= Apartment building of the St. Petersburg Insurance Society =

The Apartment building of the St. Petersburg Insurance Society is located at 25 Ligovsky Avenue in Saint Petersburg, Russia.

The building was built in 1854 by Konstantin Egorovich Egorov, and rebuilt in 1856 by Pyotr Konstantinovich Sverchkov in Eclectic style.

The architect, A. K. Bruni, examined the building in 1865 noted "the strength of a stone four storey corner house, elevated from the side of the courtyard by the fifth floor and divided into apartments, with a two-storey courtyard wings and one storey wooden services." The building cost 150 thousand rubles, according to Bruni, which was later confirmed by the architect.

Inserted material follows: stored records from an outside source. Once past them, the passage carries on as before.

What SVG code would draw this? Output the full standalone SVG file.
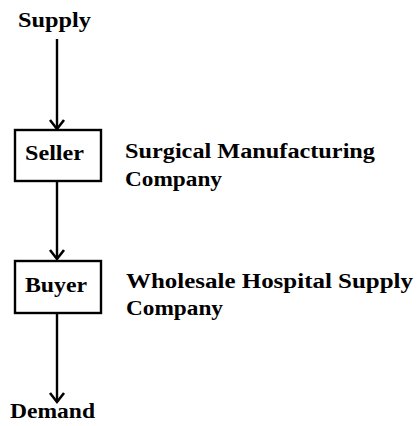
<svg xmlns="http://www.w3.org/2000/svg" width="418" height="426" viewBox="0 0 418 426">
  <style>
    .lbl { font-family: "Liberation Serif", "Times New Roman", serif; font-weight: bold; font-size: 21px; fill: #000; }
    .side { font-size: 20px; }
    .box { fill: #fff; stroke: #000; stroke-width: 2.4; }
    .flow { fill: none; stroke: #000; stroke-width: 2.4; }
    .head { fill: none; stroke: #000; stroke-width: 2.6; stroke-linejoin: miter; }
  </style>
  <rect width="418" height="426" fill="#fff"/>

  <g id="connectors">
    <line class="flow" x1="57" y1="39" x2="57" y2="129"/>
    <path class="head" d="M50 120 L57 129 L64 120"/>
    <line class="flow" x1="57" y1="181" x2="57" y2="259"/>
    <path class="head" d="M50 250 L57 259 L64 250"/>
    <line class="flow" x1="57" y1="313" x2="57" y2="402"/>
    <path class="head" d="M50 393 L57 402 L64 393"/>
  </g>

  <g id="supply">
    <text class="lbl" x="18" y="27" textLength="73" lengthAdjust="spacingAndGlyphs">Supply</text>
  </g>

  <g id="seller">
    <rect class="box" x="15" y="130" width="86" height="51"/>
    <text class="lbl" x="25" y="160" textLength="59" lengthAdjust="spacingAndGlyphs">Seller</text>
  </g>

  <g id="seller-label">
    <text class="lbl side" x="125" y="158" textLength="250" lengthAdjust="spacingAndGlyphs">Surgical Manufacturing</text>
    <text class="lbl side" x="125" y="186" textLength="97" lengthAdjust="spacingAndGlyphs">Company</text>
  </g>

  <g id="buyer">
    <rect class="box" x="15" y="261" width="86" height="52"/>
    <text class="lbl" x="25" y="292" textLength="62" lengthAdjust="spacingAndGlyphs">Buyer</text>
  </g>

  <g id="buyer-label">
    <text class="lbl side" x="126" y="288" textLength="287" lengthAdjust="spacingAndGlyphs">Wholesale Hospital Supply</text>
    <text class="lbl side" x="126" y="315" textLength="97" lengthAdjust="spacingAndGlyphs">Company</text>
  </g>

  <g id="demand">
    <text class="lbl" x="10" y="418" textLength="85" lengthAdjust="spacingAndGlyphs">Demand</text>
  </g>
</svg>
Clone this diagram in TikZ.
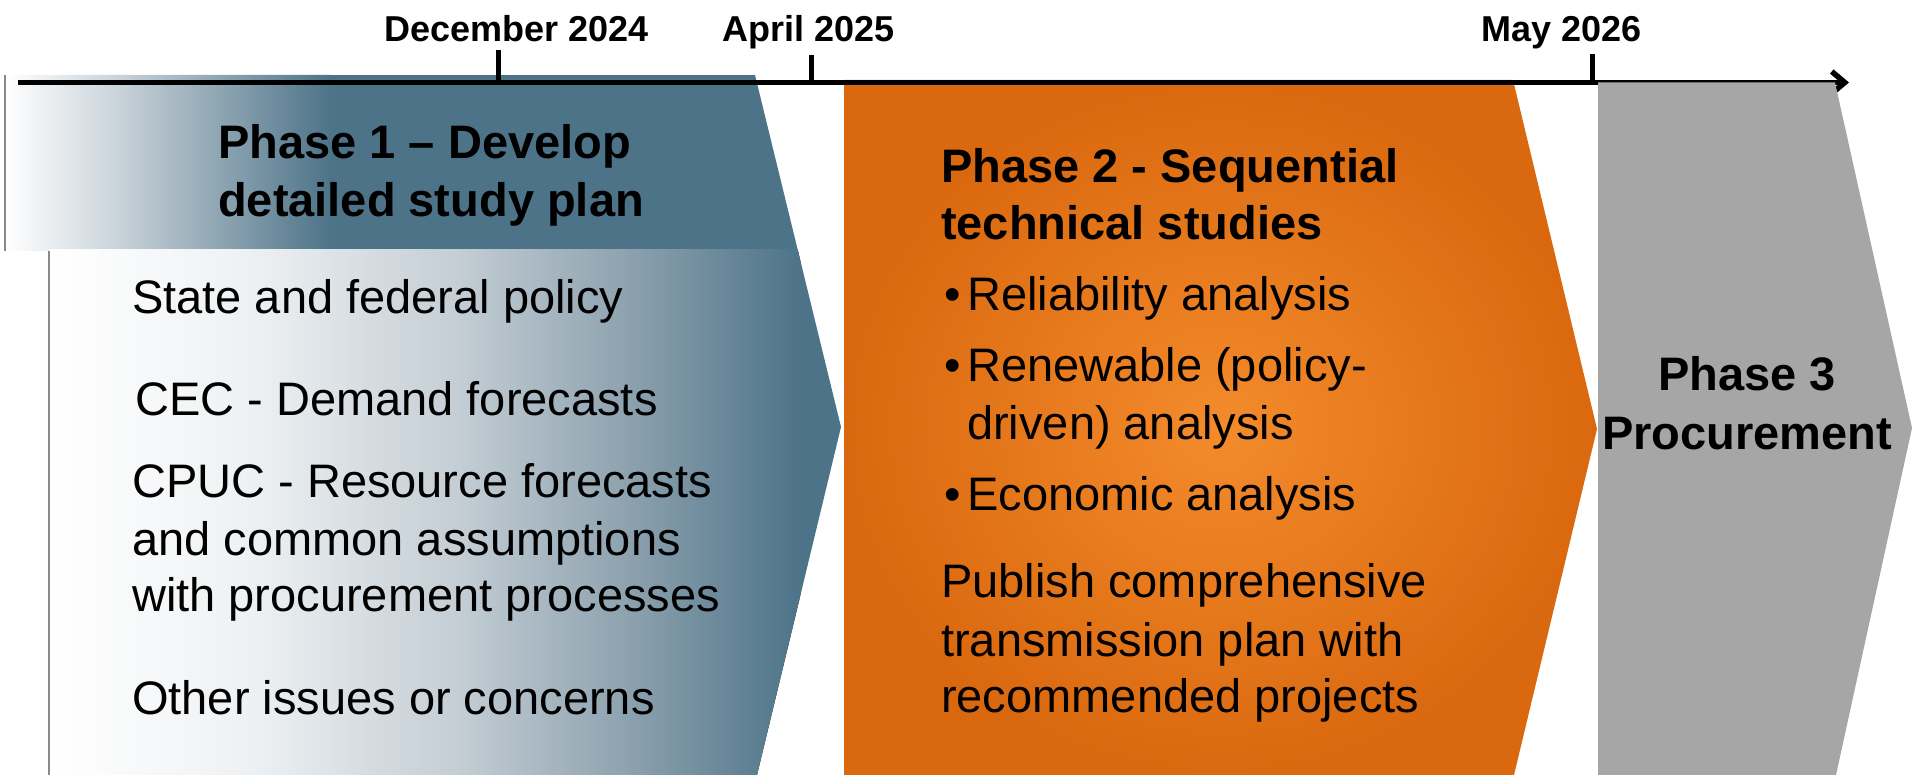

The owner of the building in 1895 was Alexander Prussak. The building was acquired by Vera Sergeevna Denisyeva in 1898, and was immediately sold to the St. Petersburg Insurance Society who rebuilt the house, which was later damaged by fire in 1913.

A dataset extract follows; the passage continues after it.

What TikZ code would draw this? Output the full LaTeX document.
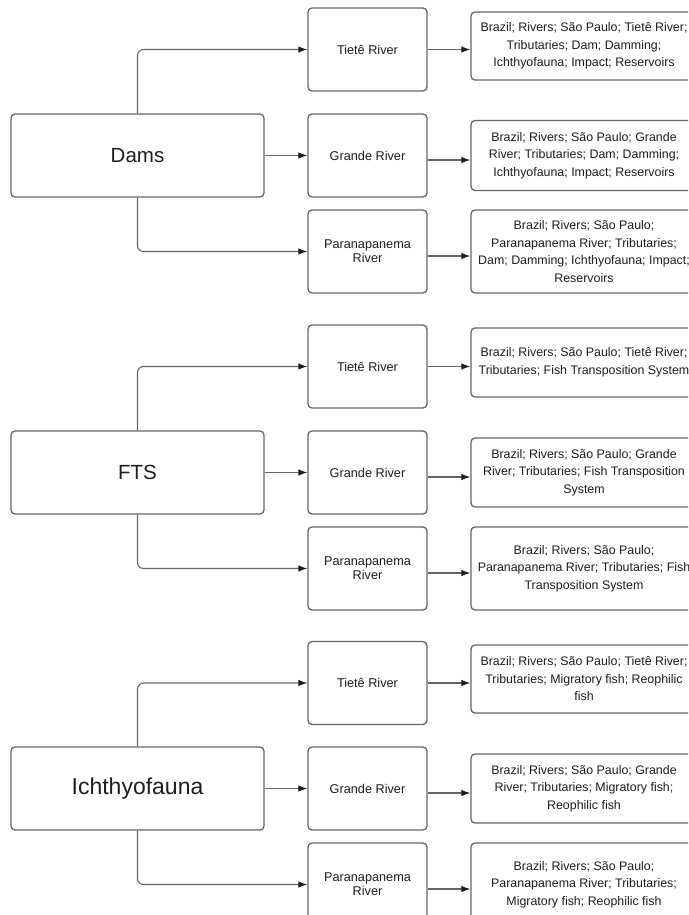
\documentclass[tikz,border=0pt]{standalone}
\usepackage{fontspec}
\setmainfont{Liberation Sans}
\usetikzlibrary{positioning,arrows.meta}

\definecolor{linegray}{HTML}{666666}
\definecolor{textgray}{HTML}{1E1E1E}

\begin{document}
\begin{tikzpicture}[%
    x=1pt, y=-1pt,
    >={Latex[length=9pt,width=6.5pt,color=textgray]},
    on grid,
    box/.style={draw=linegray, line width=1.3pt, rounded corners=4pt,
        text=textgray, align=center, inner sep=2pt},
    topic/.style={box, minimum width=253pt, minimum height=83pt,
        font=\fontsize{20.5}{24}\selectfont},
    river/.style={box, minimum width=119pt, minimum height=83pt,
        font=\fontsize{12.7}{14}\selectfont},
    keywords/.style={box, minimum width=226pt,
        font=\fontsize{12.4}{17.5}\selectfont},
    conn/.style={->, draw=linegray, line width=1.1pt},
    ]
    \useasboundingbox (0,0) rectangle (688,915);
    \clip (0,0) rectangle (688,915);
    \fill[white] (0,0) rectangle (688,915);

    % Dams
    \node[topic] (dams) at (137.5,155.5) {Dams};
    \node[river] (damsT) [above right=106pt and 230pt of dams] {Tietê River};
    \node[river] (damsG) [right=230pt of dams] {Grande River};
    \node[river] (damsP) [below right=96pt and 230pt of dams] {Paranapanema\\River};

    \node[keywords, minimum height=68pt] (damsTk) [right=216.5pt of damsT, yshift=3.5pt]
        {Brazil; Rivers; São Paulo; Tietê River;\\Tributaries; Dam; Damming;\\Ichthyofauna; Impact; Reservoirs};
    \node[keywords, minimum height=70pt] (damsGk) [right=216.5pt of damsG]
        {Brazil; Rivers; São Paulo; Grande\\River; Tributaries; Dam; Damming;\\Ichthyofauna; Impact; Reservoirs};
    \node[keywords, minimum height=83pt] (damsPk) [right=216.5pt of damsP]
        {Brazil; Rivers; São Paulo;\\Paranapanema River; Tributaries;\\Dam; Damming; Ichthyofauna; Impact;\\Reservoirs};

    % FTS
    \node[topic] (fts) at (137.5,472.5) {FTS};
    \node[river] (ftsT) [above right=106pt and 230pt of fts] {Tietê River};
    \node[river] (ftsG) [right=230pt of fts] {Grande River};
    \node[river] (ftsP) [below right=96pt and 230pt of fts] {Paranapanema\\River};

    \node[keywords, minimum height=69pt] (ftsTk) [right=216.5pt of ftsT, yshift=4pt]
        {Brazil; Rivers; São Paulo; Tietê River;\\Tributaries; Fish Transposition System};
    \node[keywords, minimum height=69pt] (ftsGk) [right=216.5pt of ftsG]
        {Brazil; Rivers; São Paulo; Grande\\River; Tributaries; Fish Transposition\\System};
    \node[keywords, minimum height=83pt] (ftsPk) [right=216.5pt of ftsP]
        {Brazil; Rivers; São Paulo;\\Paranapanema River; Tributaries; Fish\\Transposition System};

    % Ichthyofauna
    \node[topic, font=\fontsize{23}{27}\selectfont] (ichthy) at (137.5,788.5) {Ichthyofauna};
    \node[river] (ichthyT) [above right=105.5pt and 230pt of ichthy] {Tietê River};
    \node[river] (ichthyG) [right=230pt of ichthy] {Grande River};
    \node[river] (ichthyP) [below right=96pt and 230pt of ichthy] {Paranapanema\\River};

    \node[keywords, minimum height=68pt] (ichthyTk) [right=216.5pt of ichthyT, yshift=4pt]
        {Brazil; Rivers; São Paulo; Tietê River;\\Tributaries; Migratory fish; Reophilic\\fish};
    \node[keywords, minimum height=69pt] (ichthyGk) [right=216.5pt of ichthyG]
        {Brazil; Rivers; São Paulo; Grande\\River; Tributaries; Migratory fish;\\Reophilic fish};
    \node[keywords, minimum height=83pt] (ichthyPk) [right=216.5pt of ichthyP]
        {Brazil; Rivers; São Paulo;\\Paranapanema River; Tributaries;\\Migratory fish; Reophilic fish};

    % connectors
    \foreach \t in {dams,fts,ichthy} {
        \draw[conn, rounded corners=6pt] (\t.north) |- (\t T.west);
        \draw[conn] (\t.east) -- (\t G.west);
        \draw[conn, rounded corners=6pt] (\t.south) |- (\t P.west);
        \draw[conn] (\t T.east) -- (\t T.east -| \t Tk.west);
        \draw[conn] ([yshift=-4.5pt]\t G.east) -- ([yshift=-4.5pt]\t G.east -| \t Gk.west);
        \draw[conn] ([yshift=-4.5pt]\t P.east) -- ([yshift=-4.5pt]\t P.east -| \t Pk.west);
    }

\end{tikzpicture}
\end{document}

A small fire occurred in the top floor of the building in 2013.

==Notable residents==
Architect, Pyotr Lukich Villiers and historian E. I. Lovyagin lived in the house in the 1860s, when the address was 8 Gusev Lane.

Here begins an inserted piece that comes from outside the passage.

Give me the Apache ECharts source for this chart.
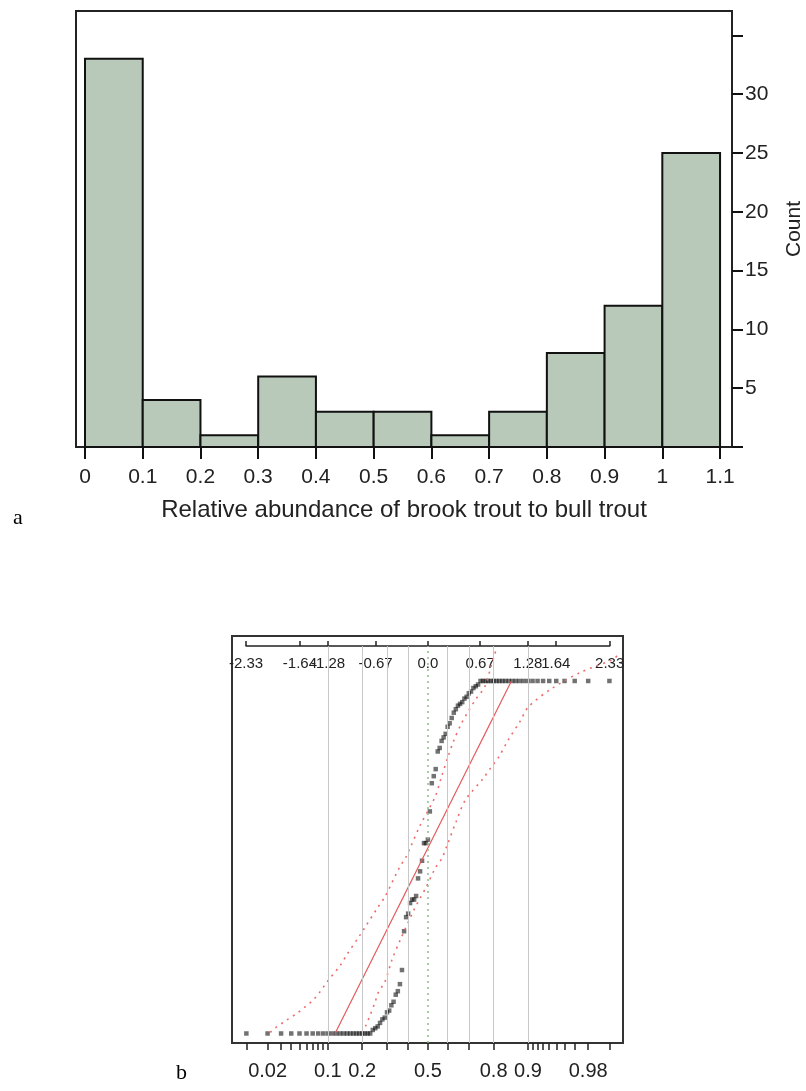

Between Late 1873 and May 1874, Fyodor Dostoevsky lived in apartment No. 17 on the Second floor of this building. He rented the apartment due to its proximity to his workplace, the Grazhdanin magazine offices. Dostoevsky mentioned the apartment in a letter to Anna Dostoevskaya, while she was in Staraya Russa.

Writer, Dmitry Mamin-Sibiryak lived here between 1893 and 1896.

The artist, Aleksandr Morozov lived in the building between 1897 and 1898.

Civil engineer, P. Y. Porubinovsky lived here between 1903 and 1904.

Member of the State Duma, Major General Aleksandr Aleksandrovich Mozhaisky, lived here with his daughter Lyubov in 1917.